Executed as something of an excerpt from an aural diary, A Letter Home is more in keeping with Young’s iconoclastic nature than even the fruits of his labor with Daniel Lanois Le Noise. As such, it may be necessary to revere him as an icon to be more than mildly amused by these forty minutes devoted largely to cover material such as Gordon Lightfoot’s “Early Morning Rain”(which, perhaps not coincidentally, also appeared on Bob Dylan’s Self-Portrait). Neil also offers a take on his fellow Canadian’s “If You Could Read My Mind”, but it’s a professional run-through only, no more no less.
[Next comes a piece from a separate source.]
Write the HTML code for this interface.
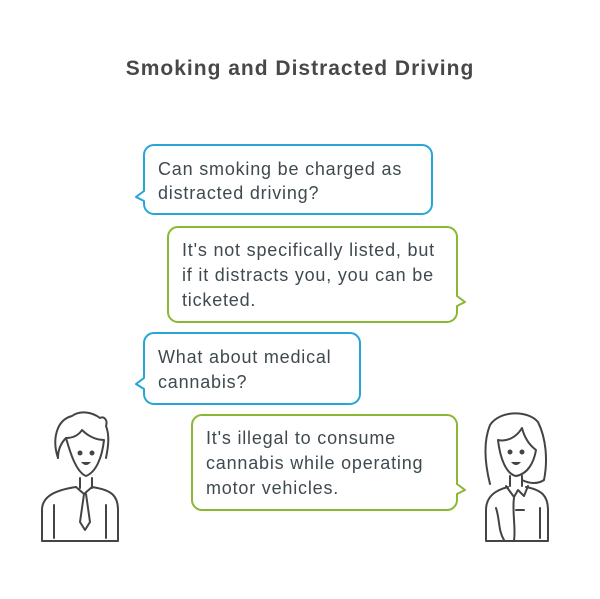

Bert Jansch’s “Needle of Death,” reportedly at least partly the inspiration for “The Needle and The Damage Done,” is vintage Neil on his own though, at least until he begins to whistle, a forced attempt to cheer that falls flat. The whimsy works better all around on Willie Nelson’s “Crazy” and, as spontaneous as it sounds, so does “On the Road Again” performed on acoustic piano. Contrary to the sense of rediscovery in the second spoken interlude, Young sounds emotionally distant on “Reason to Believe”, though largely through the familiar quaver in the singing, Bruce Springsteen’s “My Hometown” echoes with recognition of the passage of time. “I Wonder If I Care As Much” is hit and miss in its indecisive delivery, especially unfortunate as it’s the last cut on the album and thus, quite possibly, the impression listeners will take away from A Letter Home.

Spoken interludes at the beginning and middle of the album are addressed to Young’s deceased mother and if that sounds too personal for its own good. The tenderness in “Changes,” rendered solo with acoustic guitar, is at least slightly less chilly when juxtaposed with Dylan’s “Girl From the North Country” taken at a jaunty pace reinforced with sloppy but good natured harmonica. Sound quality is less important here than atmosphere the off-the cuff nature of which in undeniable, begging the question if it took longer to prepare for this recording than it did to perform it.

The matching sonic approach to the material involves live recording to a one-track mono device, an ironic approach given Young’s devotion to sonic splendor (including his Pono project), but then that’s part of his charm and that of this admittedly deeply felt reminiscence. If A Letter Home becomes something more than just a curio in his discography, it will be as a stepping-stone to more broadly appealing material in a reflective vein of much of the material on 2012’s Psychedelic Pill. If Neil Young has proven anything since resuming his career on Reprise Records, it’s how to challenge and reward his audience new and old.